Code that draws figures:
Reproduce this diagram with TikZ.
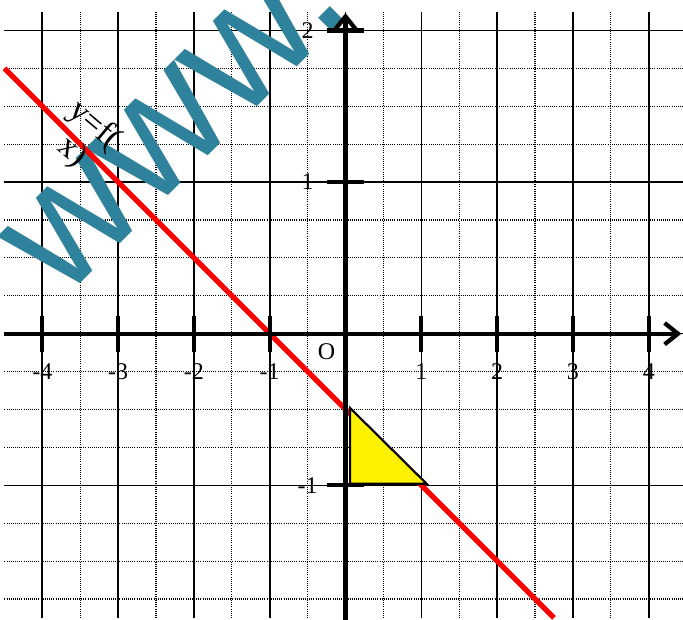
\documentclass[tikz,border=0pt]{standalone}
\usepackage{fontspec}
\setmainfont{Liberation Serif}
\newfontfamily\wmfont{Liberation Sans}
\usetikzlibrary{arrows.meta}
\definecolor{wmteal}{RGB}{47,130,156}

\begin{document}
\begin{tikzpicture}[>={Straight Barb[length=5pt,width=8pt]}, x=1cm, y=2cm,
    minorgrid/.style={line width=0.45pt, dash pattern=on 0.35pt off 0.45pt},
    majorgrid/.style={line width=0.6pt},
    axisline/.style={line width=1.6pt, ->},
    tickmark/.style={line width=1.6pt},
    ticklabel/.style={font=\fontsize{9}{10}\selectfont, inner sep=1pt}]
  \useasboundingbox (-4.558,-1.887) rectangle (4.452,2.201);
  % ---------------------------------------------------------------- the grid
  \foreach \gy in {-1.75,-1.5,...,2.1} \draw[minorgrid] (-4.5,\gy) -- (4.5,\gy);
  \foreach \gx in {-4,-3.5,...,4.1} \draw[minorgrid] (\gx,-1.875) -- (\gx,2.125);
  \foreach \gy in {-1,0,1,2} \draw[majorgrid] (-4.5,\gy) -- (4.5,\gy);
  \foreach \gx in {-4,...,4} \draw[majorgrid] (\gx,-1.875) -- (\gx,2.125);
  % ---------------------------------------------------------------- the watermark
  \node[rotate=45, anchor=base west, inner sep=0pt, text=wmteal,
        font=\wmfont\fontsize{65}{65}\selectfont] (watermark) at (-3.74,0.21) {www.};
  % ---------------------------------------------------------------- the line y = f(x)
  \draw[red, line width=2pt] (-4.5,1.75) -- (2.75,-1.875);
  \node[rotate=-40, align=center, inner sep=0pt,
        font=\fontsize{12.5}{13}\selectfont] (curvelab) at (-3.46,1.285) {y=f(\\x)};
  % the slope triangle
  \draw[fill=yellow, line width=0.8pt] (0.06,-0.49) -- (0.06,-0.99) -- (1.07,-0.99) -- cycle;
  % ---------------------------------------------------------------- axes and ticks
  \draw[axisline] (-4.5,0) -- (4.43,0);
  \draw[axisline] (0,-1.9) -- (0,2.115);
  \draw[tickmark] (-4,-0.12) -- (-4,0.12);
  \draw[tickmark] (-3,-0.12) -- (-3,0.12);
  \draw[tickmark] (-2,-0.12) -- (-2,0.12);
  \draw[tickmark] (-1,-0.12) -- (-1,0.12);
  \draw[tickmark] (1,-0.12) -- (1,0.12);
  \draw[tickmark] (2,-0.12) -- (2,0.12);
  \draw[tickmark] (3,-0.12) -- (3,0.12);
  \draw[tickmark] (4,-0.12) -- (4,0.12);
  \draw[tickmark] (-0.25,2) -- (0.25,2);
  \draw[tickmark] (-0.25,1) -- (0.25,1);
  \draw[tickmark] (-0.25,-1) -- (0.25,-1);
  % ---------------------------------------------------------------- labels
  \node[ticklabel] (xlabm4) at (-4,-0.253) {-4};
  \node[ticklabel] (xlabm3) at (-3,-0.253) {-3};
  \node[ticklabel] (xlabm2) at (-2,-0.253) {-2};
  \node[ticklabel] (xlabm1) at (-1,-0.253) {-1};
  \node[ticklabel] (xlab1) at (1,-0.253) {1};
  \node[ticklabel] (xlab2) at (2,-0.253) {2};
  \node[ticklabel] (xlab3) at (3,-0.253) {3};
  \node[ticklabel] (xlab4) at (4,-0.253) {4};
  \node[ticklabel] (ylab2) at (-0.5,2) {2};
  \node[ticklabel] (ylab1) at (-0.5,1) {1};
  \node[ticklabel] (ylabm1) at (-0.5,-1) {-1};
  \node[ticklabel] (origin) at (-0.25,-0.12) {O};
\end{tikzpicture}
\end{document}
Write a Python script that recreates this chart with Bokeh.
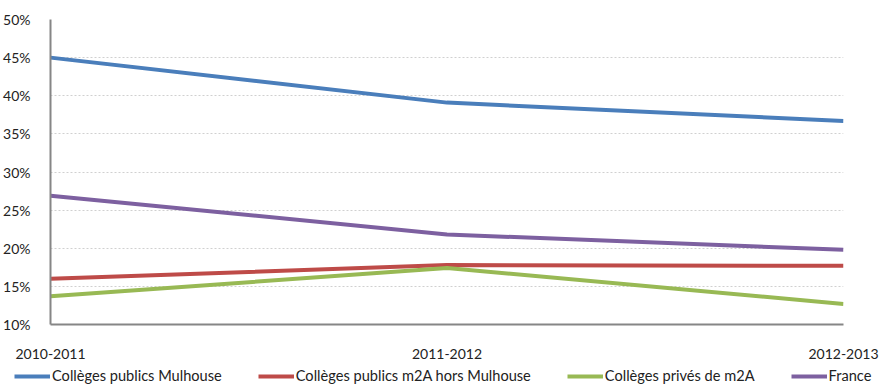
from bokeh.plotting import figure
from bokeh.models import ColumnDataSource, Legend, LegendItem, FixedTicker, Range1d
from bokeh.embed import file_html
from bokeh.resources import INLINE

years = ["2010-2011", "2011-2012", "2012-2013"]
publics_mulhouse = [45.0, 39.1, 36.7]
publics_m2a = [16.0, 17.8, 17.7]
prives_m2a = [13.7, 17.4, 12.7]
france = [26.9, 21.8, 19.8]
series_names = ["Collèges publics Mulhouse", "Collèges publics m2A hors Mulhouse",
                "Collèges privés de m2A", "France"]
y_ticks = [10, 15, 20, 25, 30, 35, 40, 45, 50]

FONT = "Lato"
colors = ["#4A7EBB", "#BE4B48", "#98B954", "#7D60A0"]

p = figure(width=892, height=362, output_backend="svg", toolbar_location=None,
           min_border_left=49, min_border_right=49, min_border_top=19, min_border_bottom=38)
p.x_range = Range1d(0, 2)
p.y_range = Range1d(10, 50)
p.outline_line_color = None

xs = list(range(len(years)))
for name, vals, c in zip(series_names, [publics_mulhouse, publics_m2a, prives_m2a, france], colors):
    src = ColumnDataSource(dict(x=xs, y=vals))
    p.line("x", "y", source=src, line_color=c, line_width=4)

p.xaxis.ticker = FixedTicker(ticks=xs)
p.xaxis.major_label_overrides = {i: y for i, y in enumerate(years)}
p.yaxis.ticker = FixedTicker(ticks=y_ticks)
p.yaxis.major_label_overrides = {t: f"{t}%" for t in y_ticks}

for ax in (p.xaxis[0], p.yaxis[0]):
    ax.axis_line_color = "#868686"
    ax.axis_line_width = 2
    ax.major_tick_line_color = None
    ax.minor_tick_line_color = None
    ax.major_label_text_font = FONT
    ax.major_label_text_font_size = "14px"
    ax.major_label_text_color = "#222222"
p.xaxis.major_label_standoff = 18
p.yaxis.major_label_standoff = 14

p.xgrid.grid_line_color = None
p.ygrid.grid_line_color = "#D0D0D0"
p.ygrid.grid_line_dash = "2 2"
p.ygrid.grid_line_width = 1

# legend strip below the chart (series drawn out of view, legend only)
lf = figure(width=892, height=23, output_backend="svg", toolbar_location=None,
            x_axis_location=None, y_axis_location=None,
            min_border=0, min_border_left=0, min_border_right=0,
            min_border_top=0, min_border_bottom=0,
            x_range=Range1d(0, 1), y_range=Range1d(0, 1))
lf.grid.visible = False
lf.outline_line_color = None
items = []
for name, vals, c in zip(series_names, [publics_mulhouse, publics_m2a, prives_m2a, france], colors):
    src = ColumnDataSource(dict(x=[x - 10 for x in xs], y=vals))
    r = lf.line("x", "y", source=src, line_color=c, line_width=4)
    items.append(LegendItem(label=name, renderers=[r]))
legend = Legend(items=items, orientation="horizontal", location=(14, 1),
                spacing=36, glyph_width=36, glyph_height=10, label_standoff=2,
                padding=0, margin=0, border_line_color=None, background_fill_alpha=0,
                label_text_font=FONT, label_text_font_size="14.6px",
                label_text_color="#222222", label_height=16)
lf.add_layout(legend, "center")

open("out.html", "w").write(file_html([p, lf], INLINE))
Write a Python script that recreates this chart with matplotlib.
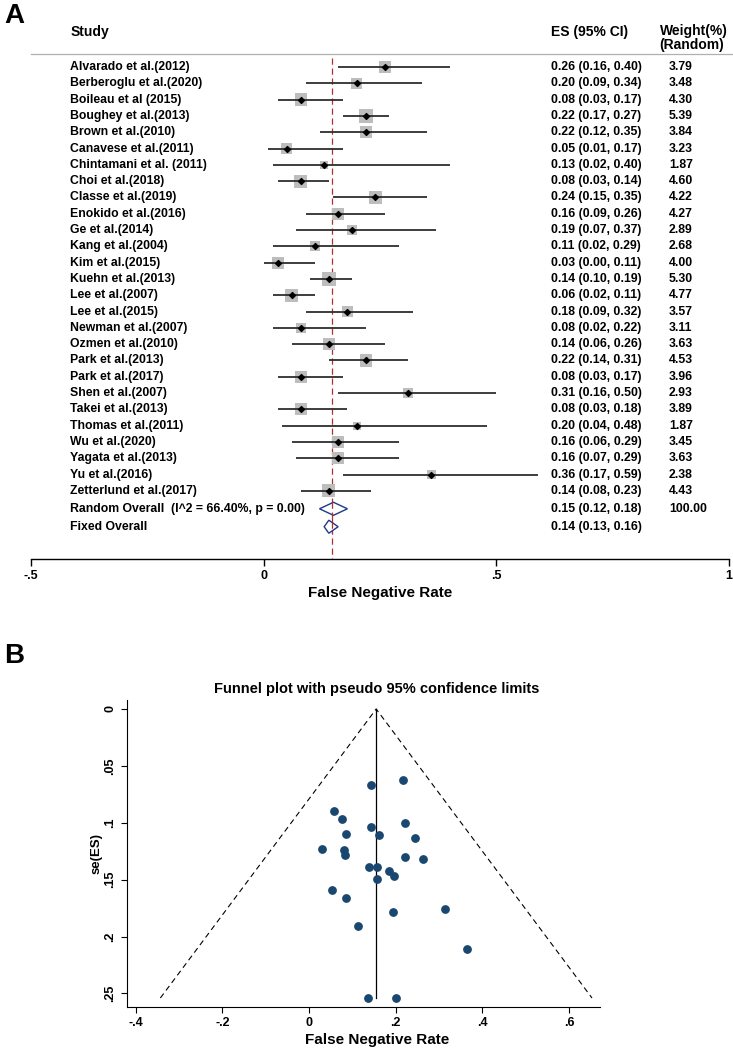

▸ Problem requirements
Exactly reproduce the lines from the line holding "Write a Python script that recreates this chart with Bokeh." through the line holding "from bokeh.resources import INLINE", and only those; pictures are to be left out.

▸ Result of the exercise
Write a Python script that recreates this chart with Bokeh.
from bokeh.plotting import figure
from bokeh.models import ColumnDataSource, Legend, LegendItem, FixedTicker, Range1d
from bokeh.embed import file_html
from bokeh.resources import INLINE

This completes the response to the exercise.